Les femmes et les enfants sont, eux aussi, particulièrement exposés à la violence et à la discrimination. Les femmes sont menacées par la violence sexuelle et sexiste, notamment sous forme d’esclavage sexuel, d’asservissement, d’exécutions et de viols. Elles sont confinées dans leurs maisons et obligées de se conformer à un code vestimentaire strict.

Des enfants de six ans à peine ont été violés, torturés et enlevés. D’après le rapport, des enfants qui n’avaient pas plus de huit ans ont été formés et affectés à des fonctions militaires. « On ferait regarder aux enfants des vidéos de décapitations et d’exécutions en masse pour les rendre insensibles aux formes de violence employées par Daech. »

Les moyens militaires de Daech continuent d’augmenter, avec pour corollaire la propagation de la terreur chez les civils. On estime que plus de 20 000 combattants étrangers, originaires d’environ 80 pays, ont rejoint les rangs de groupes armés non-étatiques.

Le rapport traite également de l’intervention militaire de la coalition internationale d’États menée par les États-Unis contre Daech et de son impact sur les civils. Les civils qui vivent sur le territoire contrôlé par Daech résident principalement dans des zones urbaines, où ont eu lieu bon nombre des frappes aériennes de la coalition. Il semble également que Daech place, à des fins stratégiques, ses combattants au sein de la population civile ou dans des zones peuplées de civils, ou encore utilise les hôpitaux ou les écoles comme bases militaires, afin de faire des victimes civiles en cas d’attaque par la coalition.

Le rapport attire l’attention sur le manque de transparence des opérations de la coalition en Iraq et en République arabe syrienne. « Chaque nation participant à la guerre aérienne opère suivant des règles d’engagement et de conduite spécifiques, et les degrés de transparence diffèrent considérablement », observe M. Emmerson. Comme les frappes aériennes sont lancées par différents acteurs, il est difficile de savoir quels sont les États responsables d’un événement et la date à laquelle les opérations auront lieu. Le Rapporteur spécial rappelle que les États de la coalition ont l’obligation, en vertu du droit international, de veiller à ce que leurs opérations militaires contre Daech soient transparentes et les responsabilités clairement identifiées, et de faire en sorte que tout décès de civil résultant de ces opérations fasse l’objet d’une enquête rapide, indépendante et impartiale.

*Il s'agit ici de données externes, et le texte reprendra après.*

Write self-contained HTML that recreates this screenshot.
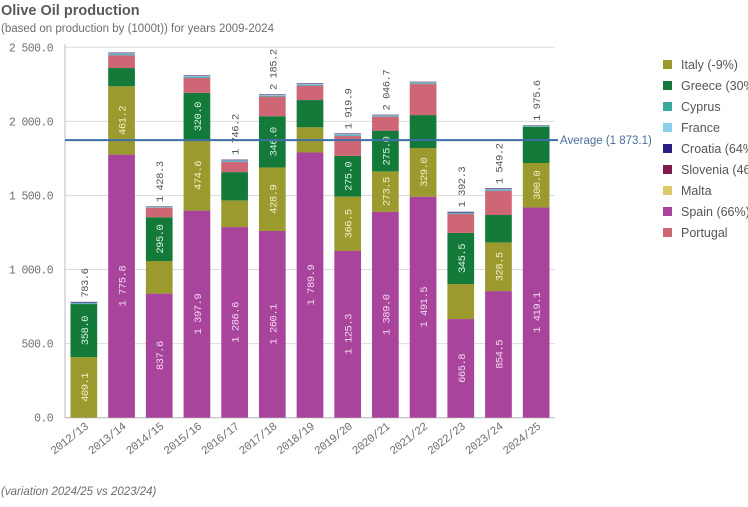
<!DOCTYPE html>
<html><head><meta charset="utf-8"><style>
body{margin:0;width:748px;height:502px;background:#fff;overflow:hidden;font-family:"Liberation Sans",sans-serif}
svg text{font-family:"Liberation Mono",monospace}
</style></head><body>
<svg id="chart" width="748" height="502">
<text x="1" y="15" style="font-family:'Liberation Sans',sans-serif;font-weight:bold;font-size:14.5px" fill="#595959">Olive Oil production</text>
<text x="1" y="32" style="font-family:'Liberation Sans',sans-serif;font-size:11.5px" fill="#6e6e6e">(based on production by (1000t)) for years 2009-2024</text>
<text x="1" y="495" style="font-family:'Liberation Sans',sans-serif;font-size:11.5px;font-style:italic" fill="#6e6e6e">(variation 2024/25 vs 2023/24)</text>
<g id="grid"></g><g id="bars"></g><g id="labels"></g><g id="legend"></g>
</svg>
<script>
const categories=["2012/13","2013/14","2014/15","2015/16","2016/17","2017/18","2018/19","2019/20","2020/21","2021/22","2022/23","2023/24","2024/25"];
const spain=[0,1775.8,837.6,1397.9,1286.6,1260.1,1789.9,1125.3,1389.0,1491.5,665.8,854.5,1419.1];
const italy=[409.1,461.2,220,474.6,180,428.9,170,366.5,273.5,329.0,236,328.5,300.0];
const greece=[358.0,123,295.0,320.0,191,346.0,184,275.0,275.0,222,345.5,185,245];
const portugal=[0,86,65,100,68,132,97,134,94,209,127,162,0];
const cyprus=[4,6,3,6,5,5,5,6,4,5,4,5,3];
const france=[6,8,4,8,7,8,7,8,6,8,6,8,5];
const croatia=[4,4,2,3,4,3,3,3,3,3,5,4,2];
const slovenia=[1,1,1,1,1,1,1,1,1,1,1,1,1];
const malta=[0.4,0.4,0.4,0.4,0.4,0.4,0.4,0.4,0.4,0.4,0.4,0.4,0.4];
const totals=[783.6,2486,1428.3,2330,1746.2,2185.2,2279,1919.9,2046.7,2288,1392.3,1549.2,1975.6];
const yTicks=[0,500,1000,1500,2000,2500];
const yTickLabels=["0.0","500.0","1 000.0","1 500.0","2 000.0","2 500.0"];
const average=1873.1;
const legendNames=["Italy (-9%)","Greece (30%)","Cyprus","France","Croatia (64%)","Slovenia (46%)","Malta","Spain (66%)","Portugal"];

const NS="http://www.w3.org/2000/svg";
const X0=65,X1=555,Y0=417.7,Y1=47.3,VMAX=2500;
const band=(X1-X0)/categories.length,bw=26.7;
const y=v=>Y0-(v/VMAX)*(Y0-Y1);
const xc=i=>X0+band*(i+0.5);
function mk(tag,attrs,parent){const e=document.createElementNS(NS,tag);for(const k in attrs)e.setAttribute(k,attrs[k]);parent.appendChild(e);return e;}
const grid=document.getElementById('grid'),bars=document.getElementById('bars'),labels=document.getElementById('labels'),legend=document.getElementById('legend');
yTicks.forEach((t,i)=>{
  const l=mk('line',{x1:X0,x2:X1,y1:y(t),y2:y(t),stroke:'#dcdcdc','stroke-width':1},grid);
  
  
  const tx=mk('text',{x:X0-12,y:y(t)+4,'text-anchor':'end','font-size':11.5,'letter-spacing':-0.6,fill:'#707070'},grid);
  tx.textContent=yTickLabels[i];
  
  
});
const ax=mk('line',{x1:X0,x2:X0,y1:Y1-3,y2:Y0,stroke:'#bbb'},grid);


const series=[
 {name:'spain',vals:spain,color:'#a8449c',lab:'#f4d8ef'},
 {name:'italy',vals:italy,color:'#9a9a2e',lab:'#f3f0c8'},
 {name:'greece',vals:greece,color:'#137a3a',lab:'#d8f3e0'},
 {name:'portugal',vals:portugal,color:'#cf6676'},
 {name:'cyprus',vals:cyprus,color:'#3aa89a'},
 {name:'france',vals:france,color:'#8fb8d8'},
 {name:'croatia',vals:croatia,color:'#2b1f86'},
 {name:'slovenia',vals:slovenia,color:'#7e1a4c'},
 {name:'malta',vals:malta,color:'#dcc86a'}];
function fmt(v){const s=v.toFixed(1);const [a,b]=s.split('.');return (a.length>3?a.slice(0,-3)+' '+a.slice(-3):a)+'.'+b;}
categories.forEach((c,i)=>{
  let base=0;
  series.forEach(s=>{
    const v=s.vals[i];if(!v)return;
    const r=mk('rect',{x:xc(i)-bw/2,y:y(base+v),width:bw,height:y(base)-y(base+v),fill:s.color},bars);
    
    
    if(s.lab && v>=260){
      const cy=(y(base)+y(base+v))/2;
      const t=mk('text',{x:xc(i),y:cy,'text-anchor':'middle','font-size':10.5,'letter-spacing':-0.5,fill:s.lab,transform:`rotate(-90 ${xc(i)} ${cy}) translate(0 4)`},labels);
      t.textContent=fmt(v);
      
      
    }
    base+=v;
  });
  if(totals[i]<2200){
    const ty=y(totals[i])-4;
    const t=mk('text',{x:xc(i),y:ty,'text-anchor':'start','font-size':10.5,'letter-spacing':-0.5,fill:'#555',transform:`rotate(-90 ${xc(i)} ${ty}) translate(0 4)`},labels);
    t.textContent=fmt(totals[i]);
    
    
  }
  const lx=xc(i)+5,ly=Y0+10;
  const xl=mk('text',{x:lx,y:ly,'text-anchor':'end','font-size':11.5,'letter-spacing':-0.6,fill:'#707070',transform:`rotate(-38 ${lx} ${ly})`},labels);
  xl.textContent=c;
  
  
});
const bx=mk('line',{x1:X0,x2:X1,y1:Y0,y2:Y0,stroke:'#bbb'},grid);


const ay=y(average);
const al=mk('line',{x1:X0,x2:X1+3,y1:ay,y2:ay,stroke:'#3d6fa6','stroke-width':2},labels);


const at=mk('text',{x:X1+5,y:ay+4,'font-size':11.5,fill:'#4a6e9a',style:"font-family:'Liberation Sans',sans-serif"},labels);
at.textContent='Average (1 873.1)';


const legColors=['#9a9a2e','#137a3a','#3aa89a','#8ccfe8','#2b1f86','#7e1a4c','#dcc86a','#a8449c','#cf6676'];
legendNames.forEach((n,i)=>{
  const ly=65+i*21;
  const r=mk('rect',{x:663,y:ly-5,width:9,height:9,fill:legColors[i]},legend);
  
  
  const t=mk('text',{x:681,y:ly+4,'font-size':12.5,fill:'#555',style:"font-family:'Liberation Sans',sans-serif"},legend);
  t.textContent=n;
  
  
});
</script>
</body></html>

Lors d’une réunion-débat consacrée aux effets du terrorisme sur la jouissance des droits de l’homme et des libertés fondamentales, organisée en juillet, M. Emmerson a souligné que son rapport mettait en évidence l’incapacité du Conseil de sécurité à prendre sans délai les mesures qui s’imposaient pour protéger les civils dans les zones touchées. Il a également rappelé que la coalition internationale d’États engagés dans des actions militaires contre Daech devait veiller à ce que des mesures soient prises pour protéger les civils et éviter de faire davantage de victimes.

Il faut de toute urgence répondre aux besoins des victimes du terrorisme et garantir le respect de leurs droits, selon la Haut-Commissaire adjointe aux droits de l’homme, Flavia Pansieri. « Les droits des victimes doivent être reconnus, leur détresse et leur dignité respectées, tout comme leur droit à la vérité, à la justice et à des réparations, et leur droit de vivre à l’abri de la peur et avec le soutien dont ils ont besoin », a déclaré Mme Pansieri.

M. Emmerson a ajouté que les États ont l’obligation de prendre immédiatement des mesures pour protéger les civils des actes de terrorisme et de violence et que ces groupes armés non étatiques doivent répondre de leurs crimes et être poursuivis en conséquence.

Selon M. Emmerson, Daech est tenu, au titre du droit international, de respecter certaines obligations fondamentales en matière de droits de l’homme, comme le droit à la vie, l’interdiction absolue de la torture et des traitements cruels, inhumains ou dégradants, l’interdiction de l’esclavage et l’interdiction des disparitions forcées, ainsi que le droit à la liberté de pensée, de conscience et de religion.